Uganda’s tax base remains narrow. Of approximately 5.2 million registered taxpayers, only 2.5 million are active, with about one million salaried workers contributing through PAYE.
“When people see deductions on their payslips, that is when the pain becomes real,” Ssemujju said, warning that higher PAYE rates could significantly erode disposable incomes.
Amolatar Woman MP Agnes Atim Apea echoed concerns about equity, noting that Uganda’s tax-to-GDP ratio remains relatively low.
“Our tax-to-GDP ratio is still about 13–14%, which is low. But we must ask: who are we taxing, and at what cost to livelihoods and businesses?,” she said.
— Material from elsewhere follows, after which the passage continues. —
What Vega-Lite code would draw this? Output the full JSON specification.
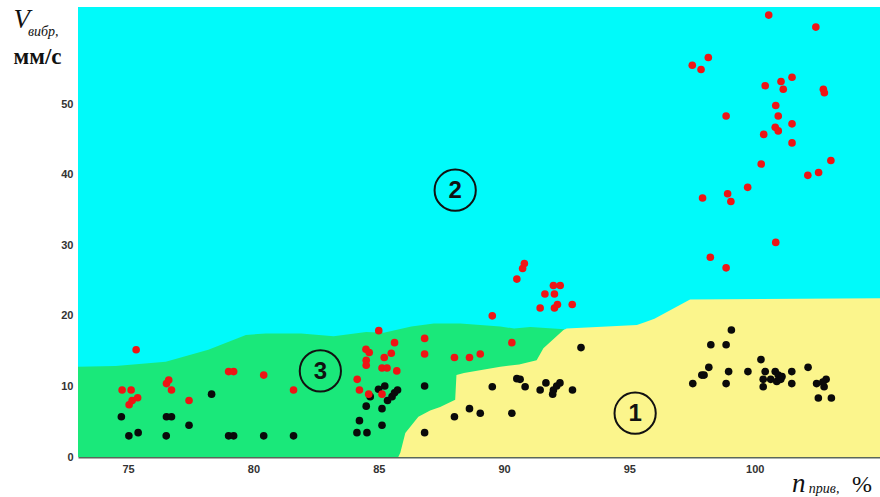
{
  "$schema": "https://vega.github.io/schema/vega-lite/v6.json",
  "width": 802,
  "height": 450,
  "autosize": {"type": "none"},
  "padding": {"left": 78, "top": 7, "right": 0, "bottom": 40},
  "background": "white",
  "config": {"view": {"stroke": null, "fill": "#00FAFA"}},
  "datasets": {
    "green": [
      {"n": 73, "v": 12.8}, {"n": 74.5, "v": 12.9}, {"n": 76.5, "v": 13.5}, {"n": 78.2, "v": 15.2},
      {"n": 79.7, "v": 17.3}, {"n": 80.5, "v": 17.5}, {"n": 81.9, "v": 17.5}, {"n": 83.2, "v": 17.1},
      {"n": 84.5, "v": 17.7}, {"n": 85.2, "v": 17.6}, {"n": 86.3, "v": 18.5}, {"n": 87.2, "v": 18.9},
      {"n": 88.25, "v": 18.9}, {"n": 89.85, "v": 18.5}, {"n": 90.4, "v": 18.2}, {"n": 91.05, "v": 18.4},
      {"n": 92.4, "v": 18.1}
    ],
    "yellow": [
      {"n": 85.78, "v": 0}, {"n": 85.86, "v": 0.6}, {"n": 86.06, "v": 3.4}, {"n": 86.58, "v": 5.7},
      {"n": 87.05, "v": 6.6}, {"n": 87.45, "v": 7.1}, {"n": 88.05, "v": 8.1}, {"n": 88.1, "v": 11.6},
      {"n": 88.4, "v": 11.9}, {"n": 89.85, "v": 12.8}, {"n": 90.6, "v": 13.1}, {"n": 91.3, "v": 13.7},
      {"n": 91.57, "v": 15.4}, {"n": 92.37, "v": 18.0}, {"n": 92.5, "v": 18.2}, {"n": 95.3, "v": 18.7},
      {"n": 95.7, "v": 19.2}, {"n": 96.0, "v": 19.6}, {"n": 97.42, "v": 22.3}, {"n": 105, "v": 22.5}
    ],
    "points": [
      {"n": 74.73, "v": 5.7, "g": "low"}, {"n": 75.03, "v": 3.0, "g": "low"}, {"n": 75.4, "v": 3.45, "g": "low"},
      {"n": 76.53, "v": 5.7, "g": "low"}, {"n": 76.73, "v": 5.7, "g": "low"}, {"n": 76.52, "v": 3.0, "g": "low"},
      {"n": 77.43, "v": 4.5, "g": "low"}, {"n": 78.33, "v": 8.9, "g": "low"}, {"n": 79.01, "v": 3.0, "g": "low"},
      {"n": 79.21, "v": 3.0, "g": "low"}, {"n": 80.41, "v": 3.0, "g": "low"}, {"n": 81.6, "v": 3.0, "g": "low"},
      {"n": 84.13, "v": 3.45, "g": "low"}, {"n": 84.53, "v": 3.45, "g": "low"}, {"n": 84.23, "v": 5.15, "g": "low"},
      {"n": 84.5, "v": 7.2, "g": "low"}, {"n": 84.66, "v": 8.55, "g": "low"}, {"n": 84.99, "v": 9.6, "g": "low"},
      {"n": 85.24, "v": 10.05, "g": "low"}, {"n": 85.13, "v": 6.85, "g": "low"}, {"n": 85.35, "v": 8.0, "g": "low"},
      {"n": 85.53, "v": 8.55, "g": "low"}, {"n": 85.63, "v": 9.1, "g": "low"}, {"n": 85.75, "v": 9.5, "g": "low"},
      {"n": 85.13, "v": 4.5, "g": "low"}, {"n": 86.83, "v": 10.05, "g": "low"}, {"n": 86.83, "v": 3.45, "g": "low"},
      {"n": 88.02, "v": 5.7, "g": "low"}, {"n": 88.62, "v": 6.85, "g": "low"}, {"n": 89.05, "v": 6.2, "g": "low"},
      {"n": 90.31, "v": 6.2, "g": "low"}, {"n": 89.53, "v": 9.96, "g": "low"}, {"n": 90.51, "v": 11.1, "g": "low"},
      {"n": 90.64, "v": 11.0, "g": "low"}, {"n": 90.84, "v": 9.96, "g": "low"}, {"n": 91.44, "v": 9.49, "g": "low"},
      {"n": 91.67, "v": 10.5, "g": "low"}, {"n": 91.97, "v": 9.49, "g": "low"}, {"n": 92.1, "v": 10.05, "g": "low"},
      {"n": 92.23, "v": 10.5, "g": "low"}, {"n": 91.94, "v": 8.9, "g": "low"}, {"n": 92.73, "v": 9.49, "g": "low"},
      {"n": 93.07, "v": 15.5, "g": "low"},
      {"n": 97.53, "v": 10.4, "g": "low"}, {"n": 97.89, "v": 11.6, "g": "low"}, {"n": 97.98, "v": 11.6, "g": "low"},
      {"n": 98.17, "v": 12.7, "g": "low"}, {"n": 98.25, "v": 15.9, "g": "low"}, {"n": 98.86, "v": 15.9, "g": "low"},
      {"n": 99.07, "v": 18.0, "g": "low"}, {"n": 98.96, "v": 12.1, "g": "low"}, {"n": 98.86, "v": 10.4, "g": "low"},
      {"n": 99.73, "v": 12.1, "g": "low"}, {"n": 100.25, "v": 13.8, "g": "low"}, {"n": 100.42, "v": 12.1, "g": "low"},
      {"n": 100.34, "v": 11.0, "g": "low"}, {"n": 100.34, "v": 9.96, "g": "low"}, {"n": 100.64, "v": 11.0, "g": "low"},
      {"n": 100.82, "v": 12.1, "g": "low"}, {"n": 100.94, "v": 11.6, "g": "low"}, {"n": 100.88, "v": 10.7, "g": "low"},
      {"n": 101.04, "v": 11.0, "g": "low"}, {"n": 101.09, "v": 11.4, "g": "low"}, {"n": 101.48, "v": 12.1, "g": "low"},
      {"n": 101.48, "v": 10.4, "g": "low"}, {"n": 102.13, "v": 12.7, "g": "low"}, {"n": 102.47, "v": 10.4, "g": "low"},
      {"n": 102.77, "v": 9.96, "g": "low"}, {"n": 102.85, "v": 11.0, "g": "low"}, {"n": 102.72, "v": 10.6, "g": "low"},
      {"n": 102.54, "v": 8.36, "g": "low"}, {"n": 103.06, "v": 8.36, "g": "low"},
      {"n": 74.76, "v": 9.5, "g": "high"}, {"n": 75.12, "v": 9.5, "g": "high"}, {"n": 75.04, "v": 7.4, "g": "high"},
      {"n": 75.16, "v": 8.0, "g": "high"}, {"n": 75.38, "v": 8.4, "g": "high"}, {"n": 75.32, "v": 15.2, "g": "high"},
      {"n": 76.53, "v": 10.4, "g": "high"}, {"n": 76.62, "v": 10.9, "g": "high"}, {"n": 76.73, "v": 9.5, "g": "high"},
      {"n": 77.43, "v": 8.0, "g": "high"}, {"n": 79.01, "v": 12.1, "g": "high"}, {"n": 79.21, "v": 12.1, "g": "high"},
      {"n": 80.41, "v": 11.6, "g": "high"}, {"n": 81.6, "v": 9.5, "g": "high"},
      {"n": 84.14, "v": 11.0, "g": "high"}, {"n": 84.23, "v": 9.5, "g": "high"}, {"n": 84.6, "v": 8.9, "g": "high"},
      {"n": 85.13, "v": 8.9, "g": "high"}, {"n": 84.49, "v": 15.25, "g": "high"}, {"n": 84.62, "v": 14.8, "g": "high"},
      {"n": 84.5, "v": 13.7, "g": "high"}, {"n": 84.5, "v": 13.0, "g": "high"}, {"n": 85.0, "v": 17.9, "g": "high"},
      {"n": 85.22, "v": 14.1, "g": "high"}, {"n": 85.5, "v": 14.7, "g": "high"}, {"n": 85.63, "v": 16.2, "g": "high"},
      {"n": 85.13, "v": 12.6, "g": "high"}, {"n": 85.33, "v": 12.6, "g": "high"}, {"n": 85.72, "v": 12.2, "g": "high"},
      {"n": 86.83, "v": 16.8, "g": "high"}, {"n": 86.83, "v": 14.6, "g": "high"},
      {"n": 88.02, "v": 14.1, "g": "high"}, {"n": 88.62, "v": 14.1, "g": "high"}, {"n": 89.05, "v": 14.6, "g": "high"},
      {"n": 89.53, "v": 20.0, "g": "high"}, {"n": 90.31, "v": 16.2, "g": "high"},
      {"n": 90.51, "v": 25.2, "g": "high"}, {"n": 90.74, "v": 26.7, "g": "high"}, {"n": 90.81, "v": 27.4, "g": "high"},
      {"n": 91.97, "v": 24.3, "g": "high"}, {"n": 92.24, "v": 24.3, "g": "high"}, {"n": 91.63, "v": 23.1, "g": "high"},
      {"n": 92.01, "v": 23.1, "g": "high"}, {"n": 91.44, "v": 21.1, "g": "high"}, {"n": 92.01, "v": 21.1, "g": "high"},
      {"n": 92.13, "v": 21.6, "g": "high"}, {"n": 92.72, "v": 21.6, "g": "high"},
      {"n": 100.56, "v": 62.6, "g": "high"}, {"n": 102.44, "v": 60.9, "g": "high"}, {"n": 98.15, "v": 56.6, "g": "high"},
      {"n": 97.51, "v": 55.5, "g": "high"}, {"n": 97.86, "v": 54.9, "g": "high"}, {"n": 100.42, "v": 52.6, "g": "high"},
      {"n": 101.05, "v": 53.2, "g": "high"}, {"n": 101.14, "v": 52.1, "g": "high"}, {"n": 101.49, "v": 53.8, "g": "high"},
      {"n": 102.74, "v": 52.1, "g": "high"}, {"n": 102.78, "v": 51.6, "g": "high"}, {"n": 100.84, "v": 49.8, "g": "high"},
      {"n": 98.86, "v": 48.3, "g": "high"}, {"n": 100.94, "v": 48.3, "g": "high"}, {"n": 100.82, "v": 46.7, "g": "high"},
      {"n": 100.94, "v": 46.2, "g": "high"}, {"n": 100.36, "v": 45.7, "g": "high"}, {"n": 101.49, "v": 47.2, "g": "high"},
      {"n": 101.49, "v": 44.5, "g": "high"}, {"n": 100.26, "v": 41.5, "g": "high"}, {"n": 103.04, "v": 42.0, "g": "high"},
      {"n": 102.55, "v": 40.3, "g": "high"}, {"n": 102.12, "v": 39.9, "g": "high"}, {"n": 99.72, "v": 38.2, "g": "high"},
      {"n": 98.92, "v": 37.3, "g": "high"}, {"n": 99.05, "v": 36.2, "g": "high"}, {"n": 97.92, "v": 36.7, "g": "high"},
      {"n": 100.84, "v": 30.4, "g": "high"}, {"n": 98.23, "v": 28.3, "g": "high"}, {"n": 98.86, "v": 26.8, "g": "high"}
    ],
    "zones": [
      {"n": 95.23, "v": 6.2, "label": "1"},
      {"n": 88.05, "v": 37.8, "label": "2"},
      {"n": 82.67, "v": 12.2, "label": "3"}
    ],
    "bigItalic": [
      {"n": 70.43, "v": 60.76, "label": "V"},
      {"n": 101.49, "v": -4.9, "label": "n"}
    ],
    "subItalic": [
      {"n": 71.0, "v": 59.7, "label": "вибр,"},
      {"n": 102.16, "v": -5.15, "label": "прив,"}
    ],
    "unitY": [
      {"n": 70.43, "v": 55.67, "label": "мм/с"}
    ],
    "unitX": [
      {"n": 103.88, "v": -4.9, "label": "%"}
    ]
  },
  "encoding": {
    "x": {
      "field": "n", "type": "quantitative",
      "scale": {"domain": [73, 105], "nice": false, "zero": false},
      "axis": {
        "title": null, "values": [75, 80, 85, 90, 95, 100], "ticks": false, "grid": false,
        "labelFont": "Liberation Sans", "labelFontWeight": "bold", "labelFontSize": 11,
        "labelColor": "#333333", "labelPadding": 6,
        "domainColor": "#5a675a", "domainWidth": 2
      }
    },
    "y": {
      "field": "v", "type": "quantitative",
      "scale": {"domain": [0, 63.75], "nice": false, "zero": false},
      "axis": {
        "title": null, "values": [0, 10, 20, 30, 40, 50], "ticks": false, "grid": false, "domain": false,
        "labelFont": "Liberation Sans", "labelFontWeight": "bold", "labelFontSize": 11,
        "labelColor": "#333333", "labelPadding": 5
      }
    }
  },
  "layer": [
    {"data": {"name": "green"}, "mark": {"type": "area", "color": "#1AE87A", "opacity": 1, "interpolate": "linear"}},
    {"data": {"name": "yellow"}, "mark": {"type": "area", "color": "#FBF58C", "opacity": 1, "interpolate": "linear"}},
    {
      "data": {"name": "points"},
      "mark": {"type": "point", "shape": "circle", "filled": true, "size": 58, "opacity": 1},
      "encoding": {
        "color": {"field": "g", "type": "nominal", "scale": {"domain": ["low", "high"], "range": ["#0a0a0a", "#EE1515"]}, "legend": null},
        "order": {"field": "g", "sort": "descending"}
      }
    },
    {
      "data": {"name": "zones"},
      "mark": {"type": "point", "shape": "circle", "filled": false, "size": 1700, "stroke": "#111111", "strokeWidth": 2, "opacity": 1}
    },
    {
      "data": {"name": "zones"},
      "mark": {"type": "text", "font": "Liberation Sans", "fontWeight": "bold", "fontSize": 24, "color": "#111111", "align": "center", "baseline": "middle", "dy": 1},
      "encoding": {"text": {"field": "label"}}
    },
    {
      "data": {"name": "bigItalic"},
      "mark": {"type": "text", "font": "Liberation Serif", "fontStyle": "italic", "fontSize": 27, "color": "#111111", "align": "left", "baseline": "alphabetic"},
      "encoding": {"text": {"field": "label"}}
    },
    {
      "data": {"name": "subItalic"},
      "mark": {"type": "text", "font": "Liberation Serif", "fontStyle": "italic", "fontSize": 14, "color": "#111111", "align": "left", "baseline": "alphabetic"},
      "encoding": {"text": {"field": "label"}}
    },
    {
      "data": {"name": "unitY"},
      "mark": {"type": "text", "font": "Liberation Serif", "fontWeight": "bold", "fontSize": 23, "color": "#111111", "align": "left", "baseline": "alphabetic"},
      "encoding": {"text": {"field": "label"}}
    },
    {
      "data": {"name": "unitX"},
      "mark": {"type": "text", "font": "Liberation Serif", "fontSize": 24, "color": "#111111", "align": "left", "baseline": "alphabetic"},
      "encoding": {"text": {"field": "label"}}
    }
  ]
}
She also raised questions about tax exemptions, arguing that they often favour larger or foreign firms, leaving local enterprises at a disadvantage.
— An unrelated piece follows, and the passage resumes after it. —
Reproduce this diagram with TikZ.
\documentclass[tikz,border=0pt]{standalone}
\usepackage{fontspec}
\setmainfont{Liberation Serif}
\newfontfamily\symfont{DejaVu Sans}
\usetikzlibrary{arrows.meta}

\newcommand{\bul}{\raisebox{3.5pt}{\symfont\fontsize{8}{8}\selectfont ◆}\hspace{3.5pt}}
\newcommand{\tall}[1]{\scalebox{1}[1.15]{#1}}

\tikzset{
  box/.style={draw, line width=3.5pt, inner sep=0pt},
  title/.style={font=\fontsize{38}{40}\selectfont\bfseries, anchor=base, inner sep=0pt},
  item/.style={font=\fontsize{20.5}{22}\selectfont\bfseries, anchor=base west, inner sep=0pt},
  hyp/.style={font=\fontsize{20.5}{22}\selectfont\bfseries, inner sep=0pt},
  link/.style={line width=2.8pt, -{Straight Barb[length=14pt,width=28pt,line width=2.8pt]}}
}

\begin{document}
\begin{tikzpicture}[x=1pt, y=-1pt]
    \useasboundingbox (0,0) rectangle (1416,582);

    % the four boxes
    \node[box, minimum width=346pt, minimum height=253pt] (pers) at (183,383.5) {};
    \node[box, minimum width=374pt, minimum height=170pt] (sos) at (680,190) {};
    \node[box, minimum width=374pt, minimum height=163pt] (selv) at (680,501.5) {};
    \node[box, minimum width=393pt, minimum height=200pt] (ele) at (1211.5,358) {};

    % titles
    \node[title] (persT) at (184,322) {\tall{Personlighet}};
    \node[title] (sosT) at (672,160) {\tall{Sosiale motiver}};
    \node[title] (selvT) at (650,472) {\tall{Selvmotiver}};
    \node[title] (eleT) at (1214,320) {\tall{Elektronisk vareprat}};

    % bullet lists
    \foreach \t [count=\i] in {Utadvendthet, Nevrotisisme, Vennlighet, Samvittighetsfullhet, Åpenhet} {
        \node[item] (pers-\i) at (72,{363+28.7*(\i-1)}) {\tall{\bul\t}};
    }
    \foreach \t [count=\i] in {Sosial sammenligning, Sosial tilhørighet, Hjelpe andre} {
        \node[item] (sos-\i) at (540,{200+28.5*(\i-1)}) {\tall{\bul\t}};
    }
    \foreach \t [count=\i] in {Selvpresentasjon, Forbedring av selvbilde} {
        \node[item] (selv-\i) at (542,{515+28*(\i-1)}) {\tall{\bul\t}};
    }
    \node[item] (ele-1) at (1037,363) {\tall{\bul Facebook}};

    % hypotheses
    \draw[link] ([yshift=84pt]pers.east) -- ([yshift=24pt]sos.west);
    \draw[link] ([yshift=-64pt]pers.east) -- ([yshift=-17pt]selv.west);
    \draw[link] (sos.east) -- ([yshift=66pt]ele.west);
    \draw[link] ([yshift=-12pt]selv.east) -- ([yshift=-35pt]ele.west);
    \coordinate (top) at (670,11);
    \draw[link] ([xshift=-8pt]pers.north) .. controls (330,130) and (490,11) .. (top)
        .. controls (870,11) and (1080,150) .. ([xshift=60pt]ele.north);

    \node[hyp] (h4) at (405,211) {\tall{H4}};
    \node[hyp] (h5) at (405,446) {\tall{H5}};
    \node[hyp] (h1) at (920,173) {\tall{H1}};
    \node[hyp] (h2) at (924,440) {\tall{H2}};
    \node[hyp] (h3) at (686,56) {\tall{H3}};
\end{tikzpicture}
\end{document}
Rising prices and public concern
Civil society organisations warn that increasing levies on fuel and basic commodities could trigger a ripple effect across the economy, driving up the cost of goods and services.
Transparency International Uganda has cautioned that the timing of some proposals could worsen existing economic pressures.
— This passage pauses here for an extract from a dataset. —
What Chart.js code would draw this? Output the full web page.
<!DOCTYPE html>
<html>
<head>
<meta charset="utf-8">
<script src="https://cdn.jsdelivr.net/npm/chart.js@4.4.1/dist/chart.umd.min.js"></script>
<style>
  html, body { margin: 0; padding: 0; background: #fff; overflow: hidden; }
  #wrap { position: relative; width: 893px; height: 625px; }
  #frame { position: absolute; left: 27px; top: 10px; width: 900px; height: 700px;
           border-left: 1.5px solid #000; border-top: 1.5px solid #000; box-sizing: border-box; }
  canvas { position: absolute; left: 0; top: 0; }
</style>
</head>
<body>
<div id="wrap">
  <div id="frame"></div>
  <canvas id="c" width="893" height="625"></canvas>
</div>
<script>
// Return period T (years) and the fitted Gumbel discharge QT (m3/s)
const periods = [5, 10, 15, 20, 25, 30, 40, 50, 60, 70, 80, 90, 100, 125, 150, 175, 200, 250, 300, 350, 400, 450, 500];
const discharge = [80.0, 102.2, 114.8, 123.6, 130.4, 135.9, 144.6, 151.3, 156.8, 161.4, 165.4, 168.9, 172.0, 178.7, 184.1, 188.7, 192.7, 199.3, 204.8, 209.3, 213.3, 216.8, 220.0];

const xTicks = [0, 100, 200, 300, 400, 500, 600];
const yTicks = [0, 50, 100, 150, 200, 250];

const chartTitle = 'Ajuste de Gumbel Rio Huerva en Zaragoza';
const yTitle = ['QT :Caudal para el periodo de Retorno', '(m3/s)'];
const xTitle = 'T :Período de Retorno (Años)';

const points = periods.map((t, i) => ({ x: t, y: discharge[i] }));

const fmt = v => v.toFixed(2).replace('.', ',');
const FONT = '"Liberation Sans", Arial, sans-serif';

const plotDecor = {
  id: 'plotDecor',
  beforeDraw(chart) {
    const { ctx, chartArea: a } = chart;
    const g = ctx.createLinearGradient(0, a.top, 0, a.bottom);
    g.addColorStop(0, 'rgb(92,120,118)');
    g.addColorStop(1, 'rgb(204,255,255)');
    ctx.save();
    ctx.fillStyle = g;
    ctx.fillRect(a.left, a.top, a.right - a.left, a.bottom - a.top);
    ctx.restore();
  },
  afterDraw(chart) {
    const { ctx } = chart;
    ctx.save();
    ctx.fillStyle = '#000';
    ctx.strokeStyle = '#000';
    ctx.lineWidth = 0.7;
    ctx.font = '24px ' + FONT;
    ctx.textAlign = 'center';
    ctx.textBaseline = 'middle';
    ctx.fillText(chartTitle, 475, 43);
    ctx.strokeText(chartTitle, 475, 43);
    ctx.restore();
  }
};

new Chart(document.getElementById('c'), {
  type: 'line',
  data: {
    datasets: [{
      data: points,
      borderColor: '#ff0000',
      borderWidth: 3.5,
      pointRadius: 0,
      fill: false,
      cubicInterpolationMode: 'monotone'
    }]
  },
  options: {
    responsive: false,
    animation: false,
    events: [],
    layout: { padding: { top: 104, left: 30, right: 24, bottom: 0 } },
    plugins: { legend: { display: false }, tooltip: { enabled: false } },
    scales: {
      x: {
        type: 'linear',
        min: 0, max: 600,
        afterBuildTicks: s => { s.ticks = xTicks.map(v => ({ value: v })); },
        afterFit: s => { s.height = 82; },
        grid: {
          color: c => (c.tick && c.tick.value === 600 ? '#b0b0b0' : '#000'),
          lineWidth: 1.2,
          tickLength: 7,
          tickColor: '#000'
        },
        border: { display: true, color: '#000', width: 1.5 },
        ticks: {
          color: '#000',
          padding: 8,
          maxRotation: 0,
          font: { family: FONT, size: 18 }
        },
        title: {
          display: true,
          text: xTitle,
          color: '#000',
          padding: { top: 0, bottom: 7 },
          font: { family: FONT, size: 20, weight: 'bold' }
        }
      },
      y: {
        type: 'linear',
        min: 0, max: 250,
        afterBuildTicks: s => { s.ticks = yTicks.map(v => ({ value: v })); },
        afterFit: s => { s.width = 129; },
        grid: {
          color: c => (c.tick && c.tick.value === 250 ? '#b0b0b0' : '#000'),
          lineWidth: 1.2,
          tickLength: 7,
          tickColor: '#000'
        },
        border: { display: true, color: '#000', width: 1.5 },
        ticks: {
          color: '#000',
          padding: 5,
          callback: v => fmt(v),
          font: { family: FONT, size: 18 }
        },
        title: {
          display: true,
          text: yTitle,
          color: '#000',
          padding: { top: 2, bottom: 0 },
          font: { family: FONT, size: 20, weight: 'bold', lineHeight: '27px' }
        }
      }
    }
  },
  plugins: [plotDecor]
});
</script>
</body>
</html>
David Kizito of the organisation said: “Increasing fuel taxes during global supply disruptions will raise pump prices. In a liberalised market, government cannot control the final cost.”
Higher excise duties on essentials such as sugar, he added, risk disproportionately affecting low-income households.
Accountability and public trust
Beyond the tax rates themselves, public debate is increasingly focused on how government revenues are spent.
Ssemujju pointed to rising recurrent expenditure, including administrative costs such as vehicles, fuel, and allowances, even as public services remain under strain.
“The issue is not just collecting taxes, it is whether taxpayers see value for money,” he said.
Many Ugandans say the proposed measures come at a difficult time.
“The biggest pain is increasing taxes without tackling corruption or reducing government expenditure,” said Lillian Aber.
James Obed added: “Instead of lowering the cost of materials like cement, taxes are increasing while wastage continues.”
Others questioned whether policymakers are shielded from the real-life impact of such decisions, calling for spending cuts before new taxes are introduced.
Debt pressure and economic outlook
Uganda’s tax reforms, grounded in the Income Tax Act and the Excise Duty Act, must still be debated and approved by Parliament.
Analysts note that the proposals combine progressive elements, such as higher taxation on top earners, with regressive features that affect all consumers.
With public debt estimated at nearly UGX 130 trillion and interest payments consuming an increasing share of revenue, pressure on the government to expand its tax base is unlikely to ease.
The World Bank has previously warned that four in five Ugandan businesses fail within five years, citing high taxation and limited access to affordable credit among the contributing factors, raising further concerns about how the new measures could affect private sector growth.